A Quiet Place: Day One trades some of the franchise's tight rural tension for the sprawling terror of an entire city going silent, and for a prepper the shift is instructive. Watching millions of people try to evade a threat that responds to sound is essentially a study in noise discipline under maximum pressure, and the film sells that dread convincingly. The invasion premise itself is nonsense, so nobody should watch this expecting a realistic threat model, but the human reactions ring true enough to hold attention.
What the self-reliant viewer gains is a visceral reminder of how fast a dense population center becomes a death trap when normal systems fail. Bridges jam, crowds trample, and the instinct to flee blindly gets people killed. The characters who survive are the ones who move deliberately, stay quiet, and manage their own fear. That principle, control yourself before you try to control the situation, is worth more than any gadget the film could have shown. The emotional throughline, a dying woman choosing purpose over frantic escape, is moving but not a blueprint for survival.
As entertainment it is a tense, well-acted 99 minutes.
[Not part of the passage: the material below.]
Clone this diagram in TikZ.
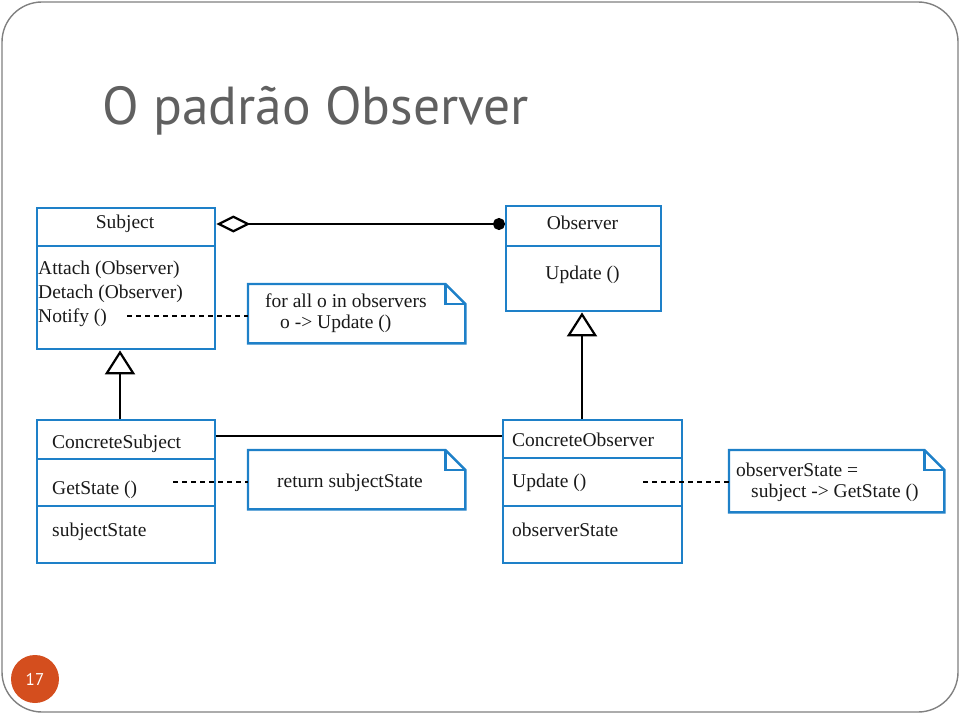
\documentclass[tikz,border=0pt]{standalone}
\usepackage{fontspec}
\setmainfont{Liberation Serif}
\newfontfamily\titlefont{PT Sans}
\usepackage{xcolor}
\usetikzlibrary{arrows.meta,calc,positioning}
\definecolor{umlblue}{RGB}{30,128,200}
\definecolor{slidegray}{RGB}{96,96,96}
\definecolor{pagered}{RGB}{212,78,30}
\newcommand{\umltext}{\fontsize{19.5pt}{22pt}\selectfont}
\tikzset{
  clsbox/.style={draw=umlblue, line width=2.4pt, inner sep=0pt, anchor=north west},
  clstxt/.style={inner sep=0pt, font=\umltext, text=black!90},
  notebox/.style={inner sep=0pt, anchor=north west},
  noteline/.style={draw=umlblue, line width=2.4pt, line join=miter},
  assoc/.style={line width=2.2pt},
  dashlink/.style={line width=2pt, dash pattern=on 5pt off 4pt},
  inherit/.style={line width=2.2pt, -{Triangle[open, length=24pt, width=30pt, line width=2.2pt]}}
}
% one folded-corner note drawn round a named node
\newcommand{\umlnote}[1]{%
  \draw[noteline] (#1.north west) -- ($(#1.north east)+(-20pt,0)$) -- ($(#1.north east)+(0,-20pt)$)
    -- (#1.south east) -- (#1.south west) -- cycle;
  \draw[noteline] ($(#1.north east)+(-20pt,0)$) -- ($(#1.north east)+(-20pt,-20pt)$)
    -- ($(#1.north east)+(0,-20pt)$);}

\begin{document}
\begin{tikzpicture}[x=1pt,y=-1pt]
  \useasboundingbox (0,0) rectangle (960,714);
  \draw[slidegray!80, line width=1.4pt, rounded corners=40pt] (2,2) rectangle (958,712);
  \node[anchor=base west, inner sep=0pt, text=slidegray, font=\titlefont\fontsize{53.5pt}{60pt}\selectfont]
    (title) at (102,125) {O padrão Observer};

  % Subject
  \node[clsbox, minimum width=178pt, minimum height=38pt] (subjT) at (36,207) {};
  \node[clsbox, minimum width=178pt, minimum height=103pt] (subjB) at (36,245) {};
  \node[clstxt] (subjN) at (125,224) {Subject};
  \node[clstxt, anchor=base west] (attach) at (38,274) {Attach (Observer)};
  \node[clstxt, anchor=base west] (detach) at (38,298) {Detach (Observer)};
  \node[clstxt, anchor=base west] (notify) at (38,322) {Notify ()};
  \coordinate (notifyEnd) at (127,316);

  % Observer
  \node[clsbox, minimum width=155pt, minimum height=40pt] (obsT) at (505,205) {};
  \node[clsbox, minimum width=155pt, minimum height=65pt] (obsB) at (505,245) {};
  \node[clstxt] (obsN) at (582.5,223) {Observer};
  \node[clstxt, anchor=base] (obsUpd) at (582.5,279) {Update ()};

  % note on Notify
  \node[notebox, minimum width=217pt, minimum height=59pt] (note1) at (248,284) {};
  \umlnote{note1}
  \node[clstxt, anchor=base west] (note1a) at (265,307) {for all o in observers};
  \node[clstxt, anchor=base west] (note1b) at (280,328) {o -> Update ()};

  % ConcreteSubject
  \node[clsbox, minimum width=178pt, minimum height=39pt] (csT) at (36,419) {};
  \node[clsbox, minimum width=178pt, minimum height=47pt] (csM) at (36,458) {};
  \node[clsbox, minimum width=178pt, minimum height=57pt] (csB) at (36,505) {};
  \node[clstxt, anchor=base west] (csN) at (52,448) {ConcreteSubject};
  \node[clstxt, anchor=base west] (csGet) at (52,494) {GetState ()};
  \node[clstxt, anchor=base west] (csState) at (52,536) {subjectState};
  \coordinate (csGetEnd) at (173,482);

  % note on GetState
  \node[notebox, minimum width=217pt, minimum height=59pt] (note2) at (248,450) {};
  \umlnote{note2}
  \node[clstxt, anchor=base] (note2a) at (350,487) {return subjectState};

  % ConcreteObserver
  \node[clsbox, minimum width=179pt, minimum height=38pt] (coT) at (502,419) {};
  \node[clsbox, minimum width=179pt, minimum height=48pt] (coM) at (502,457) {};
  \node[clsbox, minimum width=179pt, minimum height=57pt] (coB) at (502,505) {};
  \node[clstxt, anchor=base west] (coN) at (512,446) {ConcreteObserver};
  \node[clstxt, anchor=base west] (coUpd) at (512,487) {Update ()};
  \node[clstxt, anchor=base west] (coState) at (512,536) {observerState};
  \coordinate (coUpdEnd) at (643,482);

  % note on Update
  \node[notebox, minimum width=215pt, minimum height=62pt] (note3) at (729,450) {};
  \umlnote{note3}
  \node[clstxt, anchor=base west] (note3a) at (736,476) {observerState =};
  \node[clstxt, anchor=base west] (note3b) at (751,497) {subject -> GetState ()};

  % connectors
  \coordinate (aggL) at (subjT.east |- 0,224);
  \coordinate (aggR) at (obsT.west |- 0,224);
  \draw[assoc, {Diamond[open, length=34pt, width=17pt, line width=2.2pt]}-{Circle[length=12pt]}]
    (aggL) -- ($(aggR)+(-6pt,0)$) -- (aggR);
  \draw[assoc] (csT.east |- 0,436) -- (coT.west |- 0,436);
  \draw[inherit] (csT.north -| 120,0) -- (subjB.south -| 120,0);
  \draw[inherit] (coT.north -| 582,0) -- (obsB.south -| 582,0);
  \draw[dashlink] (notifyEnd) -- (note1.west |- notifyEnd);
  \draw[dashlink] (csGetEnd) -- (note2.west |- csGetEnd);
  \draw[dashlink] (coUpdEnd) -- (note3.west |- coUpdEnd);

  % page number
  \node[circle, fill=pagered, minimum size=48pt, inner sep=0pt, text=white,
    font=\titlefont\fontsize{17pt}{19pt}\selectfont] (pagenum) at (35,679) {17};
\end{tikzpicture}
\end{document}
As preparedness study it offers real value in the abstract skills of stealth, composure, and urban evacuation awareness, even though the literal scenario is impossible. Watch it for the atmosphere and the behavioral lessons, not for anything you can put in a bug-out bag.

The core scenario, an invasion of blind alien creatures that hunt exclusively by sound and overwhelm human civilization within hours, is pure science fiction with no real-world basis. There is no known mechanism by which such organisms could arrive on Earth, and the premise exists to serve a tense cinematic conceit rather than to model a plausible threat. On the possibility axis this sits at the bottom of the scale.
Despite the fantastical monsters, the human behavior is surprisingly grounded. The film captures how a dense city descends into chaos, how crowds surge and get people killed, and how ordinary people freeze, grieve, and make irrational choices under terminal stress. Sam's decision to prioritize meaning over pure survival is emotionally believable even if tactically questionable. The depiction of sound discipline, movement through rubble, and the danger of involuntary noise like coughing or crying is consistent and well maintained. Where it stumbles is the usual monster-movie convenience of creatures appearing or ignoring targets when the plot requires.
The practical lessons are more metaphorical than literal, but they exist. Noise discipline and light discipline translate directly to evading any threat that hunts by detection, whether predators, hostile people, or drones. The film illustrates the value of staying calm, controlling your breathing, and thinking before moving in a panic environment. It also shows how quickly urban infrastructure, communications, and social order collapse, reinforcing why urban preppers should have a rehearsed exit plan and understand chokepoints like bridges. The takeaways are decent but general rather than a specific survival manual.